Facebook Reveals Top Global Status Trends of 2010

Facebook’s second annual “memology” study is upon us, and while world news held a strong presence (along with an unintentionally divisive pop star), ultimately the most repeated word across status updates was…. an acronym.

#10-#6: 2011, Airplanes, Miners/Mineros, Games on Facebook, Justin Bieber

We open this Top Ten with the least most-popular term of the year: “2011.” Obviously this should be a term that keeps growing in popularity as the New Year approaches and people send good wishes to their friends and family. “Airplanes” came in at #9, gaining an unusually large number of mentions thanks to B.o.B.’s international hit by the same name (for those who are bad at remembering song titles, check out the song here. I can guarantee you’ve heard it before.)

The incredible rescue of the 33 Chilean miners trapped underground for 69 days captured the world’s attention (and imagination) earlier this year, becoming the eighth most talked-about topic of 2010. The day they were all successfully rescued, the world stopped to follow the live transmission, and the usage rate of the word “mineros,” or miners, peaked as well. For the next term, Facebook lumped together different variations of “Games on Facebook,” which saw a soaring growth this year. The most popular sub-term in this category was “barn raising,” courtesy of FarmVille’s 27 million daily active users.

Rounding up the bottom-half of this Top Ten is Canadian teen pop-star Justin Beiber. His hit song “Baby” is one of the most watched YouTube videos of all time, and his debut at the 2010 MTV Music Awards attracted a spike of Facebook status updates with his name on it.
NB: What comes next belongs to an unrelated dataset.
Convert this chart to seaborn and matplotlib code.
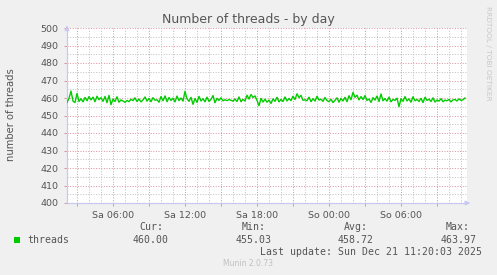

#5-2: Haiti, iPad/iPhone 4, Movies, World Cup

The impact of the earthquake in Haiti was felt almost instantaneously on Facebook, with people beginning to post about it within the first minute after it happened. About a day later, people were mentioning the words “earthquake” and its Spanish equivalent “terremoto” at a rate of 1,800 posts per minute.

On the other end of the news spectrum, the release of the iPhone 4 and the iPad became the fourth most popular discussion topic of the year, with “Movies” coming in at #3. While the fact that Haiti trended as hard as it did is a testament to the social utility of social media (with most traditional communication lines broken, locals rushed to Twitter and Facebook to upload videos and comments, while the world turned to these sites to get almost-instantaneous news updates), the “iPad” and “Movies” peaked high probably because something else motivates people to use Facebook: the need to express their opinion about something. Whether it was to hail the iPad as the best thing since…the iPhone, or to let the world know how amazing “Toy Story 3” or the new Twilight movie was, everyone wanted to let their friends know how they felt about these things.
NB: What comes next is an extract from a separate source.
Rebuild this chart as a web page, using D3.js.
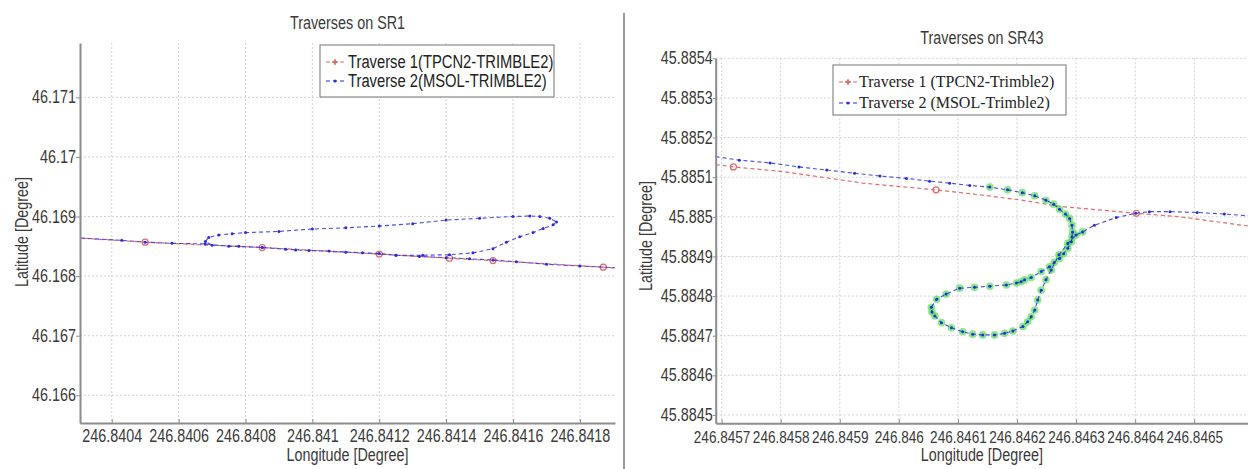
<!DOCTYPE html>
<html><head><meta charset="utf-8">
<script src="https://cdn.jsdelivr.net/npm/d3@7"></script>
<style>
body{margin:0;background:#fff;}
svg{display:block;}
.tick text{font-family:"Liberation Sans",Arial,sans-serif;font-size:17.5px;fill:#3a3a3a;}
.lbl{font-family:"Liberation Sans",Arial,sans-serif;font-size:17.5px;fill:#3a3a3a;}
</style></head><body>
<svg id="chart" width="1248" height="469"></svg>
<script>
// ---------- SR1 panel data ----------
const sr1Title = "Traverses on SR1";
const sr1XTicks = [246.8404, 246.8406, 246.8408, 246.8410, 246.8412, 246.8414, 246.8416, 246.8418];
const sr1XTickLabels = ["246.8404","246.8406","246.8408","246.841","246.8412","246.8414","246.8416","246.8418"];
const sr1YTicks = [46.166, 46.167, 46.168, 46.169, 46.170, 46.171];
const sr1YTickLabels = ["46.166","46.167","46.168","46.169","46.17","46.171"];
const sr1Legend = ["Traverse 1(TPCN2-TRIMBLE2)", "Traverse 2(MSOL-TRIMBLE2)"];
const sr1RedLon = [246.84030, 246.84050, 246.84085, 246.84120, 246.84141, 246.84154, 246.84187, 246.84192];
const sr1RedLat = [46.16864, 46.16857, 46.16848, 46.16837, 46.16830, 46.16826, 46.16815, 46.16813];
const sr1BlueLon = [246.84191, 246.84180, 246.84170, 246.84161, 246.84154, 246.84147, 246.84140, 246.84132, 246.84125, 246.84120,
  246.84110, 246.84099, 246.84092, 246.84085, 246.84078, 246.84070, 246.84068, 246.84069, 246.84072, 246.84076,
  246.84080, 246.84090, 246.84100, 246.84110, 246.84120, 246.84130, 246.84140, 246.84150, 246.84160, 246.84165,
  246.84168, 246.84171, 246.84173, 246.84172, 246.84169, 246.84166, 246.84162, 246.84158, 246.84154, 246.84148,
  246.84141, 246.84133, 246.84125, 246.84115, 246.84105, 246.84095, 246.84085, 246.84075, 246.84068, 246.84058,
  246.84050, 246.84043, 246.84030];
const sr1BlueLat = [46.16814, 46.16817, 46.16820, 46.16824, 46.16827, 46.16829, 46.16831, 46.16833, 46.16835, 46.16838,
  46.16840, 46.16843, 46.16845, 46.16848, 46.16850, 46.16852, 46.16858, 46.16865, 46.16869, 46.16871,
  46.16873, 46.16875, 46.16879, 46.16881, 46.16884, 46.16888, 46.16894, 46.16897, 46.16900, 46.16901,
  46.16900, 46.16897, 46.16891, 46.16886, 46.16880, 46.16873, 46.16866, 46.16857, 46.16846, 46.16839,
  46.16836, 46.16835, 46.16835, 46.16839, 46.16842, 46.16844, 46.16848, 46.16850, 46.16854, 46.16855,
  46.16857, 46.16860, 46.16864];

// ---------- SR43 panel data ----------
const sr43Title = "Traverses on SR43";
const sr43XTicks = [246.8457, 246.8458, 246.8459, 246.8460, 246.8461, 246.8462, 246.8463, 246.8464, 246.8465];
const sr43XTickLabels = ["246.8457","246.8458","246.8459","246.846","246.8461","246.8462","246.8463","246.8464","246.8465"];
const sr43YTicks = [45.8845, 45.8846, 45.8847, 45.8848, 45.8849, 45.8850, 45.8851, 45.8852, 45.8853, 45.8854];
const sr43YTickLabels = ["45.8845","45.8846","45.8847","45.8848","45.8849","45.885","45.8851","45.8852","45.8853","45.8854"];
const sr43Legend = ["Traverse 1 (TPCN2-Trimble2)", "Traverse 2 (MSOL-Trimble2)"];
const sr43RedLon = [246.845690, 246.845720, 246.845804, 246.845939, 246.846063, 246.846140, 246.846208, 246.846275, 246.846342, 246.846402, 246.846476, 246.846595];
const sr43RedLat = [45.885132, 45.885126, 45.885114, 45.885085, 45.885068, 45.885055, 45.885042, 45.885026, 45.885017, 45.885009, 45.885000, 45.884976];
const sr43RedMarked = [1, 4, 9];
const sr43BlueLon = [246.845690, 246.845730, 246.845782, 246.845831, 246.845878, 246.845925, 246.845968, 246.846013, 246.846052, 246.846086,
  246.846120, 246.846154, 246.846184, 246.846209, 246.846230, 246.846249, 246.846262, 246.846272, 246.846282, 246.846289,
  246.846293, 246.846294, 246.846293, 246.846292, 246.846286, 246.846279, 246.846272, 246.846263, 246.846255, 246.846241,
  246.846224, 246.846213, 246.846207, 246.846199, 246.846182, 246.846154, 246.846128, 246.846103, 246.846080, 246.846064,
  246.846055, 246.846056, 246.846061, 246.846072, 246.846089, 246.846108, 246.846125, 246.846142, 246.846162, 246.846179,
  246.846193, 246.846210, 246.846218, 246.846224, 246.846230, 246.846235, 246.846241, 246.846249, 246.846258, 246.846271,
  246.846286, 246.846300, 246.846311, 246.846331, 246.846368, 246.846401, 246.846424, 246.846459, 246.846505, 246.846551,
  246.846595];
const sr43BlueLat = [45.885152, 45.885143, 45.885136, 45.885126, 45.885118, 45.885110, 45.885103, 45.885097, 45.885090, 45.885085,
  45.885079, 45.885075, 45.885068, 45.885061, 45.885053, 45.885042, 45.885032, 45.885019, 45.885007, 45.884996,
  45.884979, 45.884962, 45.884949, 45.884937, 45.884921, 45.884907, 45.884895, 45.884885, 45.884874, 45.884862,
  45.884847, 45.884841, 45.884836, 45.884833, 45.884828, 45.884825, 45.884822, 45.884820, 45.884805, 45.884792,
  45.884772, 45.884760, 45.884750, 45.884733, 45.884720, 45.884710, 45.884704, 45.884702, 45.884702, 45.884706,
  45.884712, 45.884723, 45.884735, 45.884748, 45.884765, 45.884790, 45.884815, 45.884841, 45.884866, 45.884904,
  45.884933, 45.884954, 45.884962, 45.884979, 45.884998, 45.885009, 45.885013, 45.885013, 45.885011, 45.885007,
  45.885002];
// indices of Traverse 2 fixes that are highlighted in green
const sr43GreenFrom = 11, sr43GreenTo = 62;

const FONT = '"Liberation Sans",Arial,sans-serif';
const NARROW = 0.82;
const RED = "#e06a6a", BLUE = "#2a2ae0", GREEN = "#55e055";
const svg = d3.select("#chart");

// separator between the two figures
svg.append("line").attr("x1", 624).attr("x2", 624).attr("y1", 13).attr("y2", 469)
  .attr("stroke", "#9a9a9a").attr("stroke-width", 2);

function drawPanel(cfg, id) {
  const g = svg.append("g");
  const x = d3.scaleLinear().domain(cfg.xDomain).range([cfg.left, cfg.right]);
  const y = d3.scaleLinear().domain(cfg.yDomain).range([cfg.bottom, cfg.top]);

  // grid
  g.selectAll(".vg").data(cfg.xTicks).join("line")
    .attr("x1", d => x(d)).attr("x2", d => x(d)).attr("y1", cfg.top).attr("y2", cfg.bottom)
    .attr("stroke", "#d0d0d0").attr("stroke-width", 1).attr("stroke-dasharray", "2,2");
  g.selectAll(".hg").data(cfg.yTicks).join("line")
    .attr("x1", cfg.left).attr("x2", cfg.right).attr("y1", d => y(d)).attr("y2", d => y(d))
    .attr("stroke", "#d0d0d0").attr("stroke-width", 1).attr("stroke-dasharray", "2,2");

  // clip
  svg.append("clipPath").attr("id", id).append("rect")
    .attr("x", cfg.left).attr("y", cfg.top).attr("width", cfg.right - cfg.left).attr("height", cfg.bottom - cfg.top);
  const plot = g.append("g").attr("clip-path", `url(#${id})`);

  const red = cfg.redLon.map((v, i) => [v, cfg.redLat[i]]);
  const blue = cfg.blueLon.map((v, i) => [v, cfg.blueLat[i]]);
  const line = d3.line().x(d => x(d[0])).y(d => y(d[1]));

  plot.append("path").datum(red).attr("d", line).attr("fill", "none")
    .attr("stroke", RED).attr("stroke-width", 1.2).attr("stroke-dasharray", "4,3");
  plot.selectAll(".rm").data(red.filter((d, i) => cfg.redMarked.includes(i))).join("circle")
    .attr("cx", d => x(d[0])).attr("cy", d => y(d[1])).attr("r", 3)
    .attr("fill", "none").attr("stroke", RED).attr("stroke-width", 1.2);

  if (cfg.greenFrom != null) {
    plot.selectAll(".gm").data(blue.slice(cfg.greenFrom, cfg.greenTo + 1)).join("circle")
      .attr("cx", d => x(d[0])).attr("cy", d => y(d[1])).attr("r", 3.8)
      .attr("fill", GREEN).attr("fill-opacity", 0.7);
  }
  plot.append("path").datum(blue).attr("d", line).attr("fill", "none")
    .attr("stroke", BLUE).attr("stroke-width", 1.1).attr("stroke-dasharray", "4,3").attr("stroke-opacity", 0.85);
  plot.selectAll(".bm").data(blue).join("circle")
    .attr("cx", d => x(d[0])).attr("cy", d => y(d[1])).attr("r", 1.5).attr("fill", BLUE);

  // axes
  const xa = g.append("g").attr("transform", `translate(0,${cfg.bottom})`)
    .call(d3.axisBottom(x).tickValues(cfg.xTicks).tickFormat((d, i) => cfg.xLabels[i])
      .tickSize(-4).tickSizeOuter(0).tickPadding(7));
  const ya = g.append("g").attr("transform", `translate(${cfg.left},0)`)
    .call(d3.axisLeft(y).tickValues(cfg.yTicks).tickFormat((d, i) => cfg.yLabels[i])
      .tickSize(cfg.yTick).tickSizeOuter(0).tickPadding(0));
  [xa, ya].forEach(a => {
    a.select(".domain").attr("stroke", "#8c8c8c").attr("stroke-width", 2);
    a.selectAll(".tick line").attr("stroke", "#8c8c8c");
  });
  // narrow tick labels via a horizontal scale about their anchor
  xa.selectAll(".tick text").style("font-size", cfg.xFont + "px")
    .attr("transform", `scale(${cfg.xSqueeze},1)`);
  ya.selectAll(".tick text")
    .attr("x", -cfg.yTick / NARROW).attr("transform", `scale(${NARROW},1)`);

  // titles / axis labels
  g.append("text").attr("class", "lbl narrow").attr("x", (cfg.left + cfg.right) / 2).attr("y", cfg.titleY)
    .attr("text-anchor", "middle").text(cfg.title);
  g.append("text").attr("class", "lbl narrow").attr("x", (cfg.left + cfg.right) / 2).attr("y", 461)
    .attr("text-anchor", "middle").text("Longitude [Degree]");
  g.append("text").attr("class", "lbl narrow").attr("transform", `translate(${cfg.yLabelX},${cfg.yLabelY}) rotate(-90)`)
    .attr("text-anchor", "middle").text("Latitude [Degree]");

  // legend
  const L = cfg.legend;
  const lg = g.append("g");
  lg.append("rect").attr("x", L.x).attr("y", L.y).attr("width", L.w).attr("height", L.h)
    .attr("fill", "#fff").attr("stroke", "#8a8a8a").attr("stroke-width", 1.2);
  [[RED, "r"], [BLUE, "b"]].forEach(([c, k], i) => {
    const yy = L.rowY[i];
    lg.append("line").attr("x1", L.sx).attr("x2", L.sx + 18).attr("y1", yy).attr("y2", yy)
      .attr("stroke", c).attr("stroke-width", 1.2).attr("stroke-dasharray", "4,3");
    if (k === "r") {
      lg.append("path").attr("d", d3.symbol(d3.symbolCross, 16)()).attr("transform", `translate(${L.sx + 9},${yy})`).attr("fill", c);
    } else {
      lg.append("circle").attr("cx", L.sx + 9).attr("cy", yy).attr("r", 1.5).attr("fill", c);
    }
    lg.append("text").attr("x", L.tx).attr("y", yy + L.dy).classed("narrow", L.narrow)
      .style("font-family", L.font).style("font-size", L.size + "px").attr("fill", "#222")
      .text(L.labels[i]);
  });
}

drawPanel({
  xDomain: [246.840305, 246.841905], yDomain: [46.165535, 46.171912],
  left: 80, right: 615, top: 43, bottom: 423, yTick: 4, xSqueeze: NARROW, xFont: 17.5,
  xTicks: sr1XTicks, xLabels: sr1XTickLabels, yTicks: sr1YTicks, yLabels: sr1YTickLabels,
  redLon: sr1RedLon, redLat: sr1RedLat, redMarked: [1, 2, 3, 4, 5, 6],
  blueLon: sr1BlueLon, blueLat: sr1BlueLat,
  title: sr1Title, titleY: 29, yLabelX: 28, yLabelY: 232,
  legend: { x: 320, y: 45, w: 234, h: 52, sx: 326, tx: 348, rowY: [62, 81], dy: 6,
    font: FONT, size: 18, narrow: true, labels: sr1Legend }
}, "clip1");

drawPanel({
  xDomain: [246.84569, 246.846591], yDomain: [45.884479, 45.8854],
  left: 715.7, right: 1248, top: 58.3, bottom: 423.3, yTick: 3, xSqueeze: 0.79, xFont: 17.2,
  xTicks: sr43XTicks, xLabels: sr43XTickLabels, yTicks: sr43YTicks, yLabels: sr43YTickLabels,
  redLon: sr43RedLon, redLat: sr43RedLat, redMarked: sr43RedMarked,
  blueLon: sr43BlueLon, blueLat: sr43BlueLat, greenFrom: sr43GreenFrom, greenTo: sr43GreenTo,
  title: sr43Title, titleY: 44, yLabelX: 652, yLabelY: 236,
  legend: { x: 833, y: 65, w: 233, h: 50, sx: 839, tx: 859, rowY: [82, 103], dy: 5,
    font: '"Liberation Serif","Times New Roman",serif', size: 16, narrow: false, labels: sr43Legend }
}, "clip2");

// condense the remaining sans-serif texts (the figure uses a narrow face)
svg.selectAll("text.narrow").each(function () {
  const len = this.getComputedTextLength();
  d3.select(this).attr("textLength", (len * NARROW).toFixed(2)).attr("lengthAdjust", "spacingAndGlyphs");
});
</script>
</body></html>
This is also what probably made the “World Cup” the almost-most-popular Facebook topic of 2010. Widely known to be the biggest sport event in the world, the World Cup in South Africa was one of the most dramatic and surprising editions ever (the United States’ great performance, big contenders like Brasil, France, and Italy being eliminated early on, the referees’ incompetent performances, and the list goes on). The final game between Spain and the Netherlands gathered around 1.3 million Facebook mentions, but at key points of certain matches almost 50% of all status updates mentioned the World Cup one way or another. Facebook’s massive worldwide presence and relevance becomes clear under this light.

#1: HMU (Hit Me Up)

Last year, FML (F–k My Life) took over everyone’s Facebook status, and for good reason: it was a great way to at once express frustration and remain humorous in the face of bad luck. 2010 saw the surge of HMU, or Hit Me Up, as a way to let your friends know when you are ready to meet up, talk to them on the phone, or hang out. According to Facebook, the acronym -which was seldom used in 2009- began growing aggressively last May, increasing in mentions by 75% every month. By the end of the summer, it was being used almost 80,000 times a day. Looking at the graph you can see that, after an initial surge, HMU usage rates become much more irregular. The reason? The people who mostly use HMU are high-schoolers and college kids, and so when the school year began, HMU became more of a weekend word.